As “Gotham” seeks to root itself in familiar Dark Knight territory by its end – it was revealed at New York Comic Con that Batman would indeed appear by season’s end in a flash-forward – the series has thrived with twists on classic mythologies, and with surprising pairings.
For instance, Alfred, who will be the focus of his own prequel series, has been a brawling badass butler who has teamed up with both Harvey Bullock (Donal Logue), and future Catwoman Selina. Pertwee said in Episode 8 of the season it becomes evident how much of himself he sees in Selina, which is why he has allowed her to stick around. Plus, Alfred is at the end of a tragic turn by having his back broken by Bane following a “big altercation,” as teased at NYCC.
And Taylor said there is more to come from Penguin’s relationship with Cory Michael Smith’s Ed Nygma/Riddler, especially in a scene later in the season which is one of his favorites.

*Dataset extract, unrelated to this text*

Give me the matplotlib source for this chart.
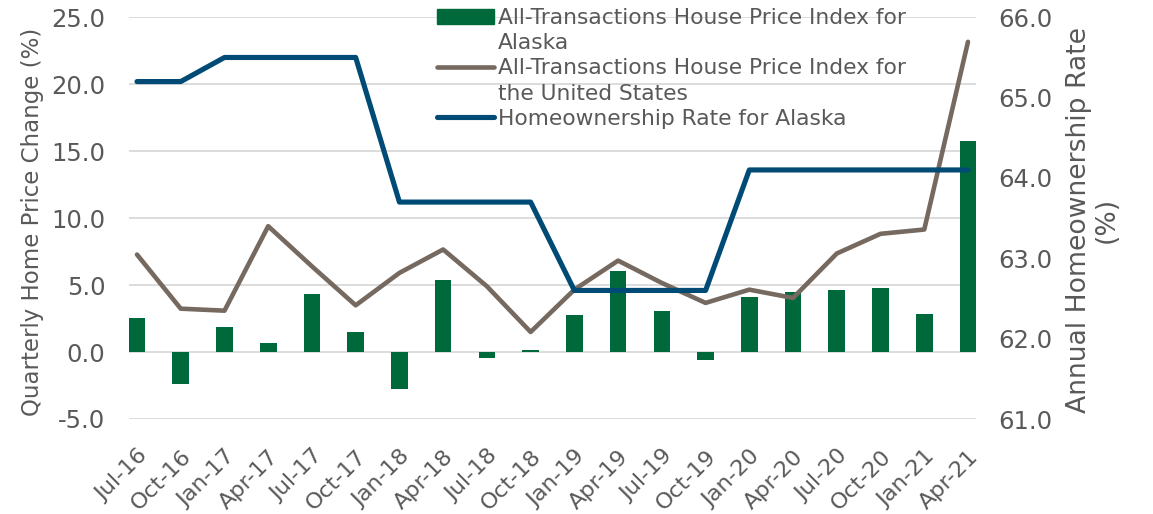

“Penguin is responsible for bringing him back to life,” said Taylor. “So, for the Riddler to really learn what happened to him, he needs to come to Oswald at some point because Oswald does have that power of information over him.”
Meanwhile, “Gotham” has a handful of other characters such as Bullock, Barbara Kean (Erin Richards), Lucius Fox (Chris Chalk), Lee Thompkins (Morena Baccarin), Tabitha Galavan (Jessica Lucas), Zsasz (Anthony Carrigan), and Hugo Strange (BD Wong) to put in place by the finale – while also introducing a Harley Quinn-esque character, other familiar comic book villains (Magpie, Mother and Orphan), as well as the aforementioned mysterious big bad, and a man-versus-state conflict between the city and the government.
But Stephens said he understands the sense of responsibility to let all these characters “live in their moments” despite a final batch of episodes that move “very, very quickly.”
As for McKenzie, the actor said it is a blessing to know the end of “Gotham” is coming because so often shows get canceled without being able to write to a conclusion.
He said loyal fans are going to get the moments they’ve been waiting for, thrown in with abandon. And it’s all happening “right damn now, because we don’t have any more time.”